Swedish politician (born 1996)

Mohamed Abdukardir Ali (born 1996) is a Somali-Swedish politician and Member of the Riksdag. A member of the Left Party, he has represented Dalarna County since September 2026.

Ali was born in Somalia in 1996. After arriving as a refugee in Sweden he applied for permission to remain there in the spring of 2012 and was granted permanent residency in the autumn of 2013. He was given debt relief in 2022. He was denied Swedish citizenship in 2023. His appeal was rejected in September 2024 as, according to the migration court, he had significant debts and did not lead an honest life. The debts were unpaid taxes, student loans and private loans. For several years Ali shared an apartment north of Stockholm with two brothers who were prominent figures in the criminal underworld in the area. One of the brothers had spent time in prison for attempted murder. Ali has not been convicted of any crime aside from speeding, though he has been accused of criminal activities for which the investigations were subsequently dropped. Ali reapplied for citizenship in October 2024 and in February 2026 became a Swedish citizen.

==Politics==
Ali joined the Left Party in 2025. Despite being placed ninth on the Left Party's party list in Dalarna County, Ali was elected to the Riksdag at the 2026 general election as the sole representative for Dalarna after receiving 648 preferential votes. He was one of eight candidates who managed to overcome their party list as a result of the number of preferential votes they received. Right-wing sources attributed Ali's victory to a mobilization of Somali Swede voters.

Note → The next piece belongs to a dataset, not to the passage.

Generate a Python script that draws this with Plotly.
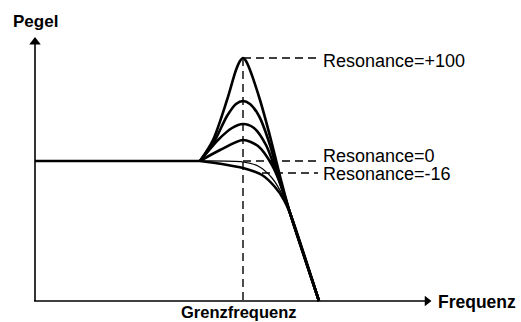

===Electoral fraud investigation===
Prior to the election, police in the region of Bergslagen had been investigating reports that someone had been driving around with ballot papers on which the Ali's name had already been pre-marked. Police surveillance revealed individuals in the car stopping at ATMs to withdraw cash. On September 1, 2026 the police filed a report of electoral fraud with the National Anti-Corruption Unit at the Swedish Prosecution Authority but on 8 September 2026 the investigation was dropped due to insufficient evidence.

The electoral fraud investigation resumed on 13 September 2026 after the county administrative board in Dalarna County, which administers elections, received a report of electoral fraud. Ali has denied any involvement. The Left Party has said that Ali will not take his new seat in the Riksdag when the new legislative term begins on 28 September 2026 but would instead take a leave of absence whilst the investigations were being carried out. According to the Borlänge Tidning, Ali has been offered a position in the Left Party’s parliamentary office in Stockholm on a monthly salary of SEK 81,400 which is same as the base compensation for a member of the Swedish parliament if he gives up his seat.